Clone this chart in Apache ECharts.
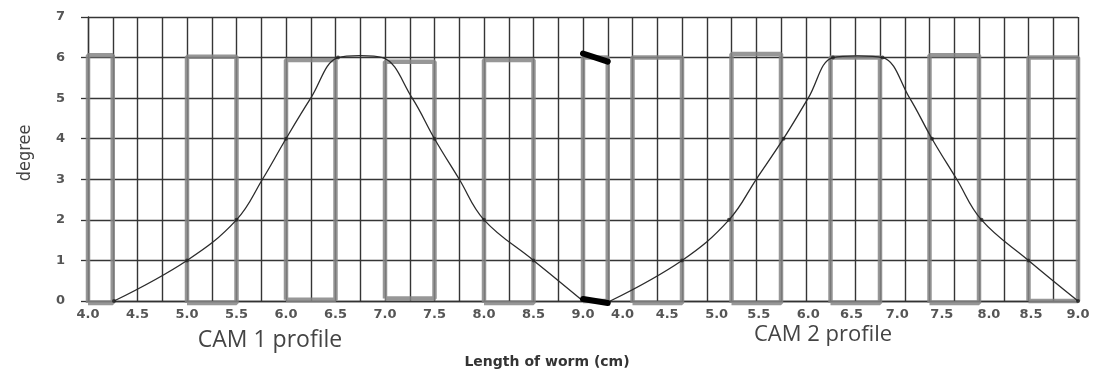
<!DOCTYPE html>
<html><head><meta charset="utf-8">
<script src="https://cdn.jsdelivr.net/npm/echarts@6/dist/echarts.min.js"></script>
<style>html,body{margin:0;padding:0;background:#fff}#c{width:1094px;height:372px}</style>
</head><body><div id="c"></div>
<script>
// x axis runs in grid columns 0..40 (each column = 0.25 cm in the CAM 1 half)
const xTickPositions = [0,2,4,6,8,10,12,14,16,18,20,21.6,23.4,25.4,27.1,29.1,30.85,32.7,34.5,36.4,38.1,40];
const xTickLabels = ['4.0','4.5','5.0','5.5','6.0','6.5','7.0','7.5','8.0','8.5','9.0',
                     '4.0','4.5','5.0','5.5','6.0','6.5','7.0','7.5','8.0','8.5','9.0'];
const yTicks = [0,1,2,3,4,5,6,7];

// square pulses
const pulseStart  = [0, 4, 8, 12, 16, 20, 22, 26, 30, 34, 38];
const pulseEnd    = [1, 6, 10, 14, 18, 21, 24, 28, 32, 36, 40];
const pulseTop    = [6.06, 6.02, 5.94, 5.9, 5.94, 6.0, 6.0, 6.09, 6.0, 6.06, 6.0];
const pulseBottom = [-0.05, -0.05, 0.03, 0.06, -0.05, 0, -0.05, -0.05, -0.05, -0.05, 0];

// black junction marks between CAM 1 and CAM 2
const junctionTop    = [[20, 6.1], [21, 5.9]];
const junctionBottom = [[20, 0.05], [21, -0.05]];

// CAM profiles
const cam1X = [1.05, 4, 6, 7.05, 8, 9, 10.1, 11, 11.9, 13.1, 14, 15, 16, 18, 20];
const cam1Y = [0, 1, 2, 3, 4, 5, 6.0, 6.05, 6.0, 5, 4, 3, 2, 1, 0];
const cam2X = [21.1, 24, 25.9, 27.0, 28.1, 29.1, 30.1, 31.1, 32.1, 33.2, 34.1, 35.1, 36.1, 38, 40];
const cam2Y = [0, 1, 2, 3, 4, 5, 6.0, 6.04, 6.0, 5, 4, 3, 2, 1, 0];
const keyX = [1.05, 4, 6, 8, 10.1, 14, 16, 18, 24, 25.9, 28.1, 30.1, 32.1, 34.1, 36.1, 38, 40];
const keyY = [0, 1, 2, 4, 6.0, 4, 2, 1, 1, 2, 4, 6.0, 6.0, 4, 2, 1, 0];

const zip = (xs, ys) => xs.map((x, i) => [x, ys[i]]);

const series = [];
pulseStart.forEach((s, i) => {
  const e = pulseEnd[i], t = pulseTop[i], b = pulseBottom[i];
  series.push({
    type: 'line', silent: true, clip: false, symbol: 'none', z: 2,
    lineStyle: { color: '#858585', width: 4.5, opacity: 0.85 },
    data: [[s, b], [s, t], [e, t], [e, b], [s, b]]
  });
});
[junctionTop, junctionBottom].forEach(d => series.push({
  type: 'line', silent: true, clip: false, symbol: 'none', z: 5,
  lineStyle: { color: '#000', width: 6, cap: 'round' }, data: d
}));
[[cam1X, cam1Y], [cam2X, cam2Y]].forEach(([xs, ys]) => series.push({
  type: 'line', silent: true, clip: false, symbol: 'none', smooth: 0.4, z: 4,
  lineStyle: { color: '#2b2b2b', width: 1.3 }, data: zip(xs, ys)
}));
series.push({
  type: 'scatter', silent: true, symbolSize: 4, z: 6,
  itemStyle: { color: '#222' }, data: zip(keyX, keyY)
});

const chart = echarts.init(document.getElementById('c'), null, { renderer: 'canvas' });
chart.setOption({
  animation: false,
  backgroundColor: '#fff',
  grid: { left: 88, right: 16, top: 17, bottom: 71, containLabel: false },
  xAxis: {
    type: 'value', min: 0, max: 40, interval: 1,
    axisLine: { show: true, lineStyle: { color: '#333', width: 1.3 } },
    axisTick: { show: false },
    splitLine: { show: true, lineStyle: { color: '#353535', width: 1.4 } },
    axisLabel: {
      customValues: xTickPositions,
      formatter: v => {
        let best = 0;
        xTickPositions.forEach((p, i) => { if (Math.abs(p - v) < Math.abs(xTickPositions[best] - v)) best = i; });
        return xTickLabels[best];
      },
      margin: 7, color: '#555', fontSize: 13, fontWeight: 'bold', fontFamily: 'DejaVu Sans'
    }
  },
  yAxis: {
    type: 'value', min: yTicks[0], max: yTicks[yTicks.length - 1], interval: 1,
    axisLine: { show: true, lineStyle: { color: '#333', width: 1.3 } },
    axisTick: { show: true, length: 7, inside: false, lineStyle: { color: '#333', width: 1.3 } },
    splitLine: { show: true, lineStyle: { color: '#353535', width: 1.4 } },
    axisLabel: { margin: 23, color: '#555', fontSize: 13, fontWeight: 'bold', fontFamily: 'DejaVu Sans' }
  },
  graphic: [
    { type: 'text', x: 25, y: 153, rotation: Math.PI / 2,
      style: { text: 'degree', fill: '#444', font: '18px "Liberation Sans Narrow", "DejaVu Sans Condensed", sans-serif', align: 'center', verticalAlign: 'middle' } },
    { type: 'text', x: 270, y: 340,
      style: { text: 'CAM 1 profile', fill: '#444', font: '23px "Open Sans", sans-serif', align: 'center', verticalAlign: 'middle' } },
    { type: 'text', x: 823, y: 335,
      style: { text: 'CAM 2 profile', fill: '#444', font: '22px "Open Sans", sans-serif', align: 'center', verticalAlign: 'middle' } },
    { type: 'text', x: 547, y: 362,
      style: { text: 'Length of worm (cm)', fill: '#333', font: 'bold 14px "DejaVu Sans", sans-serif', align: 'center', verticalAlign: 'middle' } }
  ],
  series
});
</script>
</body></html>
☆ ☆ ☆ ☆ ☆
> **STATED PROBLEM**:
Restate only the lines running from the start of the material above through the line containing "const yTicks = [0,1,2,3,4,5,6,7];", ends included. No pictures.

> **SOLUTION FOR THIS TASK**:
Clone this chart in Apache ECharts.
<!DOCTYPE html>
<html><head><meta charset="utf-8">
<script src="https://cdn.jsdelivr.net/npm/echarts@6/dist/echarts.min.js"></script>
<style>html,body{margin:0;padding:0;background:#fff}#c{width:1094px;height:372px}</style>
</head><body><div id="c"></div>
<script>
// x axis runs in grid columns 0..40 (each column = 0.25 cm in the CAM 1 half)
const xTickPositions = [0,2,4,6,8,10,12,14,16,18,20,21.6,23.4,25.4,27.1,29.1,30.85,32.7,34.5,36.4,38.1,40];
const xTickLabels = ['4.0','4.5','5.0','5.5','6.0','6.5','7.0','7.5','8.0','8.5','9.0',
                     '4.0','4.5','5.0','5.5','6.0','6.5','7.0','7.5','8.0','8.5','9.0'];
const yTicks = [0,1,2,3,4,5,6,7];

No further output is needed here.